Roma’da Romalılar gibi yaşayın:
Roma gezilecek bir şehir, ama Roma’da yapılacak daha önemli bir şey var: Yaşamak. Burada öyle canlı bir hayat var ki bir turist olarak gezmek değil, bir Romalı gibi yaşamak gerek. Bir sokak kafesine oturup gelen geçeni izlemek başlı başına bir keyif. San Crispino’dan bir gelato almak ve Anita Ekberg’in La Dolce Vita filminde yaptığı gibi Trevi Çeşmesi’ne atlamayı hayal etmek şart.
Dalai Lama’nın ülkesine yolculuk edin:
Dalai Lama’nın yaşadığı Dharamsala, aynı zamanda Tibetli mültecilere sığınak görevi görüyor. Ziyaretçiler için 6-8 odanın her daim ayrıldığı Norbulingka Tapınağı’nda konaklama fırsatı bulursanız kesinlikle kaçırmayın. Hem tapınağın huzurlu ve dingin ortamında ruhunuzu ve zihninizi temizleyin, hem de Tibet zanaatkârlarının zanaatlarını icra edişine tanık olun.
Alpler’de kayın:
İsviçre, Verbier kış ve kayak tatili için harika bir fikir.Lüksle beraber konfor da arıyorsanız gerçek bir chalet deneyimi yaşayabileceğiniz Le Chalet d’Adrien’de konaklayın.
Antarktika’da penguenleri görün:
En iyi fikir Antarktika’ya bir cruise yolculuğuyla giderek penguenleri anavatanlarında izlemek. Quark Expeditions’ın bu konseptte 20 günlük turları var.

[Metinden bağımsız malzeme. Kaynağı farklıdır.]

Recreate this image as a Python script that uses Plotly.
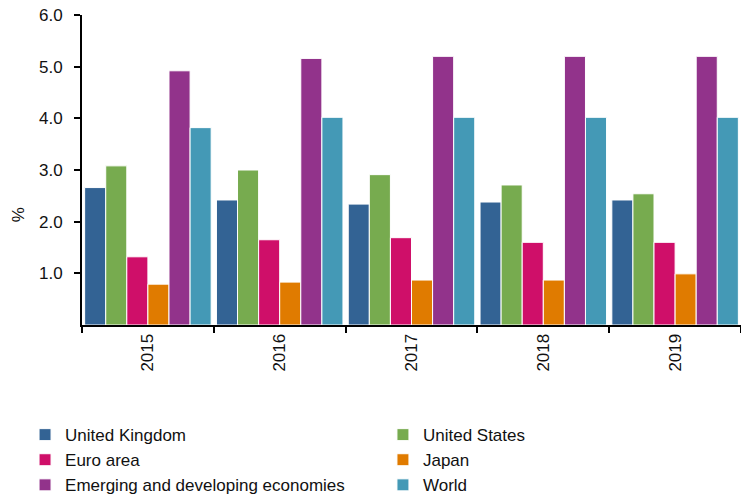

Sumba Adası’nda sörf yapın:
Endonezya’nın Sumba Adası, sörf tutkunları için bir cennet. Ekolojik hassaslıkla kurulup işletilen sörf kampı Nihiwatu, sörfçülerin yanı sıra yürüyüş, bisiklet ve dalış meraklılarının da konaklama adresi. Dalgalar ise bir sörfçünün hayal edebileceğinin en iyisi.